Navigation was based on skid steering, utilizing line sensors mounted to the front of the vehicle and bump sensors on the sides. In order to hit the targets, a spring-powered rack and pinion launcher was designed, using a continuous servo (for pulling back the rack) and one position control servo (for a rotary magazine/carousel to load BBs). The launcher was placed on a movable platform to adjust trajectory. A gear reduction was used to maintain torque when pulling the firing piston (rack) back. A PID controller was employed to keep the car in the middle of the track.

For more pictures and a testing video, see the album here.

Automated Ocean Cleaner [Western Engineering Competition]

Chosen to be a part of the University of Manitoba team for the Western Engineering Competition (WEC), I designed and presented an automated solution for cleaning the oceans from micro-plastics. The oceans currently host around 5.25 trillion pieces of plastic debris, translating to roughly 269,000 tons of floating plastic waste. The harmful UV radiations fragment these larger plastic pieces into micro-plastics, which are not only harder to extract but also harmful to small marine creatures.
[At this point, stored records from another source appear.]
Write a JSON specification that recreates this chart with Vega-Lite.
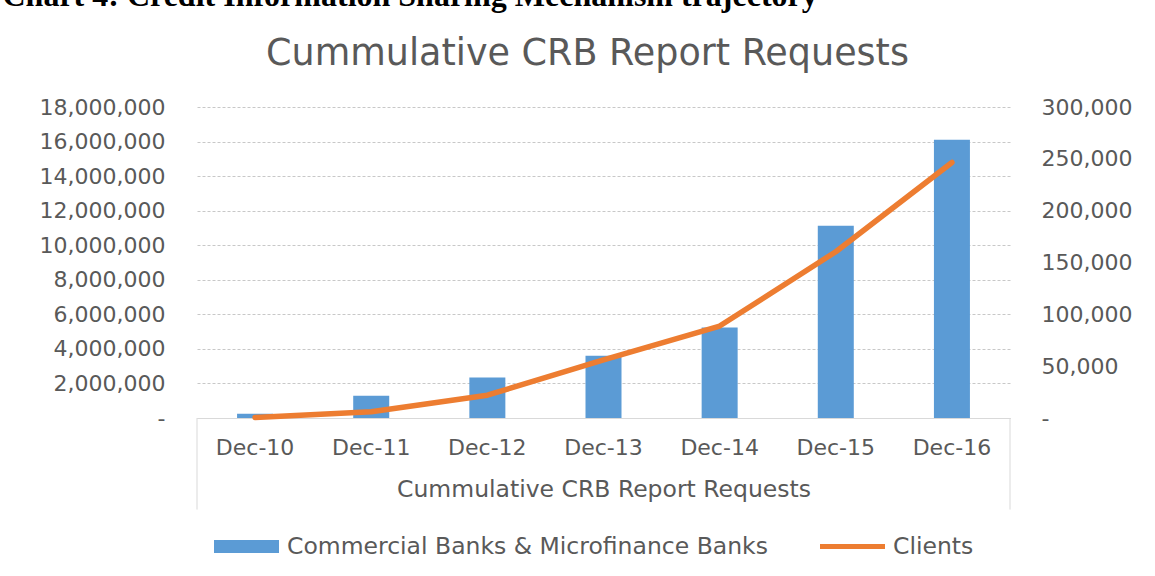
{
  "$schema": "https://vega.github.io/schema/vega-lite/v6.json",
  "width": 813,
  "height": 311,
  "autosize": {"type": "none"},
  "padding": {"left": 197, "top": 107, "right": 145, "bottom": 158},
  "background": "white",
  "config": {"view": {"stroke": null}, "font": "DejaVu Sans"},
  "data": {
    "values": [
      {"month": "Dec-10", "banks": 250000, "clients": 500},
      {"month": "Dec-11", "banks": 1290000, "clients": 6000},
      {"month": "Dec-12", "banks": 2350000, "clients": 22000},
      {"month": "Dec-13", "banks": 3600000, "clients": 56000},
      {"month": "Dec-14", "banks": 5240000, "clients": 88700},
      {"month": "Dec-15", "banks": 11120000, "clients": 160400},
      {"month": "Dec-16", "banks": 16110000, "clients": 246500}
    ]
  },
  "encoding": {
    "x": {
      "field": "month",
      "type": "ordinal",
      "sort": null,
      "scale": {"paddingInner": 0, "paddingOuter": 0},
      "axis": {
        "labelAngle": 0,
        "title": "Cummulative CRB Report Requests",
        "labelFontSize": 22,
        "labelColor": "#595959",
        "labelPadding": 19,
        "titleFontSize": 23.5,
        "titleFontWeight": "normal",
        "titleColor": "#595959",
        "titlePadding": 19,
        "ticks": false,
        "domain": true,
        "domainColor": "#D9D9D9"
      }
    }
  },
  "layer": [
    {
      "mark": {"type": "bar", "width": {"band": 0.31}},
      "encoding": {
        "y": {
          "field": "banks",
          "type": "quantitative",
          "scale": {"domain": [0, 18000000], "nice": false},
          "axis": {
            "values": [0, 2000000, 4000000, 6000000, 8000000, 10000000, 12000000, 14000000, 16000000, 18000000],
            "labelExpr": "datum.value == 0 ? '-' : format(datum.value, ',')",
            "labelFontSize": 22,
            "labelColor": "#595959",
            "labelPadding": 32,
            "domain": false,
            "ticks": false,
            "grid": true,
            "gridColor": "#C8C8C8",
            "gridDash": [3, 2],
            "title": "Chart 4: Credit Information Sharing Mechanism trajectory",
            "titleAngle": 0,
            "titleAlign": "left",
            "titleBaseline": "alphabetic",
            "titleX": -195,
            "titleY": -102,
            "titleFont": "Liberation Serif",
            "titleFontSize": 32,
            "titleFontWeight": "bold",
            "titleColor": "#000000"
          }
        },
        "color": {
          "datum": "Commercial Banks & Microfinance Banks",
          "scale": {
            "domain": ["Commercial Banks & Microfinance Banks", "Clients"],
            "range": ["#5B9BD5", "#ED7D31"]
          },
          "legend": {
            "title": null,
            "orient": "none",
            "direction": "horizontal",
            "legendX": 17,
            "legendY": 407,
            "labelFontSize": 23.5,
            "labelColor": "#595959",
            "labelOffset": 8,
            "labelLimit": 0,
            "columnPadding": 52,
            "symbolSize": 4225,
            "encode": {
              "symbols": {
                "update": {
                  "shape": {"signal": "datum.value === 'Clients' ? 'M-1,-0.08H1V0.08H-1Z' : 'M-1,-0.2H1V0.2H-1Z'"},
                  "fill": {"scale": "color", "field": "value"},
                  "strokeWidth": {"value": 0},
                  "opacity": {"value": 1}
                }
              }
            }
          }
        }
      }
    },
    {
      "mark": {"type": "line", "strokeWidth": 5.5, "strokeCap": "round", "strokeJoin": "round"},
      "encoding": {
        "y": {
          "field": "clients",
          "type": "quantitative",
          "scale": {"domain": [0, 300000], "nice": false},
          "axis": {
            "orient": "right",
            "values": [0, 50000, 100000, 150000, 200000, 250000, 300000],
            "labelExpr": "datum.value == 0 ? '-' : format(datum.value, ',')",
            "labelFontSize": 22,
            "labelColor": "#595959",
            "labelPadding": 31,
            "domain": false,
            "ticks": false,
            "grid": false,
            "title": "Cummulative CRB Report Requests",
            "titleAngle": 0,
            "titleAlign": "center",
            "titleBaseline": "middle",
            "titleX": -423,
            "titleY": -54,
            "titleFontSize": 36.5,
            "titleFontWeight": "normal",
            "titleColor": "#595959"
          }
        },
        "color": {"datum": "Clients"}
      }
    },
    {
      "data": {"values": [{}]},
      "mark": {"type": "rule", "color": "#D9D9D9", "strokeWidth": 1},
      "encoding": {
        "x": {"datum": "Dec-10", "bandPosition": 0},
        "y": {"datum": 0, "scale": {"domain": [0, 18000000], "nice": false}, "axis": null},
        "y2": {"datum": -5300000}
      }
    },
    {
      "data": {"values": [{}]},
      "mark": {"type": "rule", "color": "#D9D9D9", "strokeWidth": 1},
      "encoding": {
        "x": {"datum": "Dec-16", "bandPosition": 1},
        "y": {"datum": 0, "scale": {"domain": [0, 18000000], "nice": false}, "axis": null},
        "y2": {"datum": -5300000}
      }
    }
  ],
  "resolve": {"scale": {"y": "independent"}}
}
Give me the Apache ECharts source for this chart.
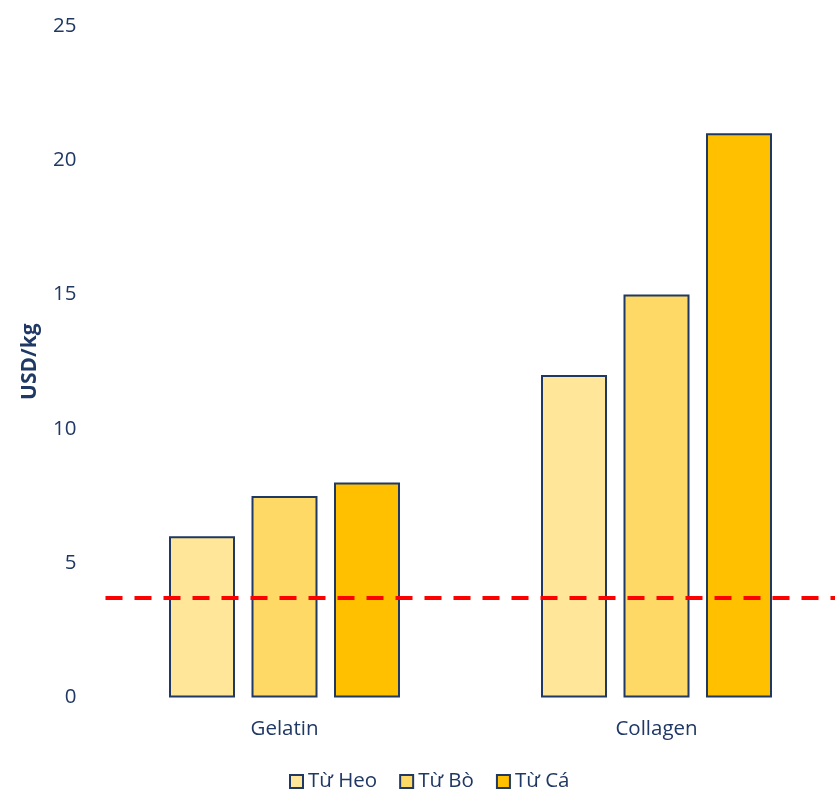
<!DOCTYPE html>
<html>
<head>
<meta charset="utf-8">
<script src="https://cdn.jsdelivr.net/npm/echarts@6/dist/echarts.min.js"></script>
<style>
  html, body { margin: 0; padding: 0; background: #fff; }
  #chart { width: 835px; height: 791px; }
</style>
</head>
<body>
<div id="chart"></div>
<script>
// data
var categories = ['Gelatin', 'Collagen'];
var seriesNames = ['Từ Heo', 'Từ Bò', 'Từ Cá'];
var heo = [6, 12];
var bo = [7.5, 15];
var ca = [8, 21];
var refLine = 3.7;   // red dashed line
var yTicks = [0, 5, 10, 15, 20, 25];

var navy = '#1F3864';
var colors = ['#FFE699', '#FFD966', '#FFC000'];
var font = '"Open Sans", Lato, sans-serif';

var chart = echarts.init(document.getElementById('chart'));

function barSeries(name, values, color, withLine) {
    var s = {
        name: name,
        type: 'bar',
        data: values,
        barWidth: 66,
        barGap: '25%',
        itemStyle: {
            color: color,
            borderColor: navy,
            borderWidth: 2
        }
    };
    if (withLine) {
        s.markLine = {
            silent: true,
            symbol: 'none',
            label: { show: false },
            lineStyle: { color: '#FF0000', width: 4, type: [17, 12], dashOffset: 22 },
            data: [{ yAxis: refLine }]
        };
    }
    return s;
}

var option = {
    animation: false,
    backgroundColor: '#fff',
    textStyle: { fontFamily: font },
    grid: {
        left: 98.5,
        right: -7.5,
        top: 25.8,
        bottom: 93.5,
        outerBoundsMode: 'none',
        containLabel: false
    },
    legend: {
        bottom: -6,
        left: 284,
        icon: 'rect',
        itemWidth: 13,
        itemHeight: 13,
        itemGap: 22,
        itemStyle: { borderColor: navy, borderWidth: 2 },
        textStyle: { color: navy, fontSize: 20.5, fontFamily: font },
        data: seriesNames
    },
    xAxis: {
        type: 'category',
        data: categories,
        axisLine: { show: false },
        axisTick: { show: false },
        axisLabel: { color: navy, fontSize: 20.5, margin: 21 }
    },
    yAxis: {
        type: 'value',
        min: yTicks[0],
        max: yTicks[yTicks.length - 1],
        interval: 5,
        name: 'USD/kg',
        nameLocation: 'middle',
        nameGap: 58,
        nameTextStyle: { color: navy, fontSize: 21, fontWeight: 'bold', fontFamily: font },
        axisLine: { show: false },
        axisTick: { show: false },
        splitLine: { show: false },
        axisLabel: { color: navy, fontSize: 20.5, margin: 22 }
    },
    series: [
        barSeries(seriesNames[0], heo, colors[0], true),
        barSeries(seriesNames[1], bo, colors[1], false),
        barSeries(seriesNames[2], ca, colors[2], false)
    ]
};

chart.setOption(option);
</script>
</body>
</html>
  • I designed an automated drone to collect floating micro-plastics, equipped with a storage unit that, when filled, returns to a base for emptying.
  • Ensured the drone's functionality without human interference, enabling it to return to its base when full or in need of charging.
  • The drone featured a torpedo-shaped body frame, floaters for maintaining sea level, a renewable energy power source, and autonomous control, providing real-time data.
  • Designed bases 100 km apart to host the drone, drop collected waste, clean the filter, and charge if needed. The bases included a swivel and sliding mechanism to hoist the drone in position, a filter extractor, an onboard tracking system, batteries, and solar panels.
Automation of Generating KPI Reports and Grain Capacities at Feed Mills

At Hylife, countless hours were spent gathering data about production performance, which was a huge non-added value task. To speed up and automate the process, I set up excel sheets with the capability to streamline data entry and save them in tables with the help of Macros.

I set up SQL queries that performed complex data calculations from different sources to automatically put together meaningful reports to track the Feed division performance. These reports included monitoring the micron levels of the ground ingredients, daily production performance in terms of tonnes per hour for the different processes in the Feed Mill, down times, tonnes ordered and delivered, and feed forecasting accuracy.

I used the ASABE S413 (Procedure for Establishing Volumetric Capacities of Cylindrical Grain Bins) to learn about the right factors to use to calculate accurate capacities of bins and the right compaction factor based on the type of bin and grain. I set up an excel sheet that is connected to the company's server (using SQL) to grab actual averages of our own daily tests for the received grains bushel weights to calculate the most accurate tonnes capacity from volume.